Dozens Opt to Leave Lowe Lintas

Dozens of employees have accepted an offer of “voluntary layoffs” at Lowe Lintas & Partners in New York, sources said last week. The latest cuts bring the total number of layoffs at the agency to more than 150 in the past 12 months.

The estimated 22 percent reduction in staff since October 2000 leaves a head count of about 625.

The offer, which provided an added financial incentive for staffers to leave of their own accord, was extended by U.S. CEO Paul Hammersley two weeks ago [Adweek Online, Oct. 3]. Response was strong as some 150 staffers inquired about the deal.

Ultimately, “less than 40” decided to leave, one executive said. Hammersley declined comment, but sources said a select number of senior staffers may still be let go to further reduce costs.

Generally, the agency provides one week of severance pay for each year of service, with senior staffers receiving more as they pass certain milestones. It was unclear what specific incentive was extended in this case.

When Hammersley made the offer, he said it was an “attempt to soften the blow” of what was a “nasty thing to do,” referring to inevitable layoffs. He said the cuts were necessitated by a lack of new-business opportunities and continued decline in client spending.

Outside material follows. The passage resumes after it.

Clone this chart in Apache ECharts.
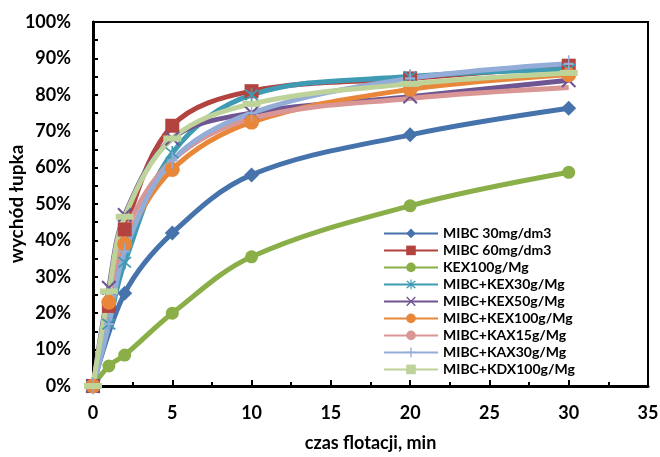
<!DOCTYPE html>
<html>
<head>
<meta charset="utf-8">
<script src="https://cdn.jsdelivr.net/npm/echarts@6/dist/echarts.min.js"></script>
<style>
  html, body { margin: 0; padding: 0; background: #fff; }
  #main { width: 660px; height: 457px; }
</style>
</head>
<body>
<div id="main"></div>
<script>
// czas flotacji [min], wychód łupka [%]
var mibc30   = [[0, 0], [2, 25.5], [5, 42], [10, 58], [20, 69], [30, 76.3]];
var mibc60   = [[0, 0], [1, 22], [2, 43], [5, 71.5], [10, 81], [20, 84.5], [30, 88]];
var kex100   = [[0, 0], [1, 5.5], [2, 8.5], [5, 20], [10, 35.5], [20, 49.5], [30, 58.7]];
var mKex30   = [[0, 0], [1, 17], [2, 34], [5, 64], [10, 80], [20, 85], [30, 87]];
var mKex50   = [[0, 0], [1, 27], [2, 47], [5, 68], [10, 75], [20, 79.5], [30, 84]];
var mKex100  = [[0, 0], [1, 23], [2, 39], [5, 59.5], [10, 72.5], [20, 81.5], [30, 85.5]];
var mKax15   = [[0, 0], [1, 24], [2, 42], [5, 62], [10, 73.5], [20, 79], [30, 82]];
var mKax30   = [[0, 0], [1, 17], [2, 37], [5, 62], [10, 75], [20, 84.5], [30, 88.5]];
var mKdx100  = [[0, 0], [1, 26], [2, 46.5], [5, 68], [10, 77.5], [20, 83], [30, 86]];

var xTicks = [0, 5, 10, 15, 20, 25, 30, 35];

var names = ['MIBC 30mg/dm3', 'MIBC 60mg/dm3', 'KEX100g/Mg', 'MIBC+KEX30g/Mg', 'MIBC+KEX50g/Mg',
             'MIBC+KEX100g/Mg', 'MIBC+KAX15g/Mg', 'MIBC+KAX30g/Mg', 'MIBC+KDX100g/Mg'];
var datas = [mibc30, mibc60, kex100, mKex30, mKex50, mKex100, mKax15, mKax30, mKdx100];
var colors = ['#4673AB', '#B3433F', '#8AAE48', '#3F9AB3', '#6F5592', '#E8873A', '#D99694', '#93ACD8', '#BDD39A'];

// znaczniki
var xMark = 'path://M0,1 L1,0 L10,9 L9,10 Z M9,0 L10,1 L1,10 L0,9 Z';
var starMark = 'path://M0,1 L1,0 L10,9 L9,10 Z M9,0 L10,1 L1,10 L0,9 Z M4.4,-1 L5.6,-1 L5.6,11 L4.4,11 Z';
var plusMark = 'path://M4.3,0 L5.7,0 L5.7,10 L4.3,10 Z M0,4.3 L10,4.3 L10,5.7 L0,5.7 Z';
var symbols = ['diamond', 'rect', 'circle', starMark, xMark, 'circle', 'none', plusMark, 'rect'];
var sizes = [15, 14, 13, 14, 15, 15, 0, [10, 17], [18, 6]];

var series = names.map(function (n, i) {
    return {
        name: n,
        type: 'line',
        data: datas[i],
        smooth: 0.35,
        symbol: symbols[i],
        symbolSize: sizes[i],
        showSymbol: symbols[i] !== 'none',
        lineStyle: { width: 5, color: colors[i] },
        itemStyle: { color: colors[i] },
        emphasis: { disabled: true },
        animation: false
    };
});

var chart = echarts.init(document.getElementById('main'));
chart.setOption({
    backgroundColor: '#fff',
    textStyle: { fontFamily: 'Lato, "Open Sans", sans-serif' },
    grid: {
        left: 93, right: 12, top: 22, bottom: 71,
        outerBoundsMode: 'none',
        show: true, borderColor: '#000', borderWidth: 2
    },
    legend: {
        orient: 'vertical',
        left: 378, top: 220,
        itemWidth: 54, itemHeight: 12, itemGap: 0.2,
        textStyle: { fontSize: 14, lineHeight: 16.8, fontWeight: 'bold', color: '#000' },
        data: names
    },
    xAxis: {
        type: 'value',
        min: 0, max: 35, interval: 5,
        name: 'czas flotacji, min',
        nameLocation: 'middle',
        nameGap: 48,
        nameMoveOverlap: false,
        nameTextStyle: { fontSize: 18, fontWeight: 'bold', color: '#000' },
        axisLine: { show: true, lineStyle: { color: '#000', width: 3 } },
        axisTick: { show: true, inside: true, length: 6, lineStyle: { color: '#000', width: 2 } },
        minorTick: { show: true, splitNumber: 2, length: 4, lineStyle: { color: '#000', width: 2 } },
        axisLabel: { fontSize: 18, fontWeight: 'bold', color: '#000', margin: 18,
            formatter: function (v) { return xTicks.indexOf(v) >= 0 ? String(v) : ''; } },
        splitLine: { show: false }
    },
    yAxis: {
        type: 'value',
        min: 0, max: 100, interval: 10,
        name: 'wychód łupka',
        nameLocation: 'middle',
        nameGap: 67,
        nameMoveOverlap: false,
        nameTextStyle: { fontSize: 19, fontWeight: 'bold', color: '#000' },
        axisLine: { show: true, lineStyle: { color: '#000', width: 3 } },
        axisTick: { show: true, inside: true, length: 5, lineStyle: { color: '#000', width: 2 } },
        minorTick: { show: true, splitNumber: 2, length: 5, lineStyle: { color: '#000', width: 2 } },
        axisLabel: { fontSize: 18, fontWeight: 'bold', color: '#000', margin: 22,
            formatter: '{value}%' },
        splitLine: { show: false }
    },
    series: series
});
</script>
</body>
</html>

The latest round of layoffs came as word surfaced that Lowe Lintas was losing its $85 million Sprite account in a reshuffling of brand assignments among Coca-Cola roster shops (see story, p. 3). The agency, however, is gaining global duties on Diet Coke, with estimated billings of $75 million. In addition, Coke and Nestle are consolidating $75-100 million in global ad duties on teas and coffees at Lowe Lintas, through a joint venture known as Beverage Partners Worldwide.

While the wins will help offset significant 2001 losses such as Sprite, Dell and UPS, the agency’s New York office will share the new billings with offices in Europe and Latin America.

Lowe Lintas has offered voluntary layoffs before. Last year, some 60 London staffers agreed to leave during a three-month period.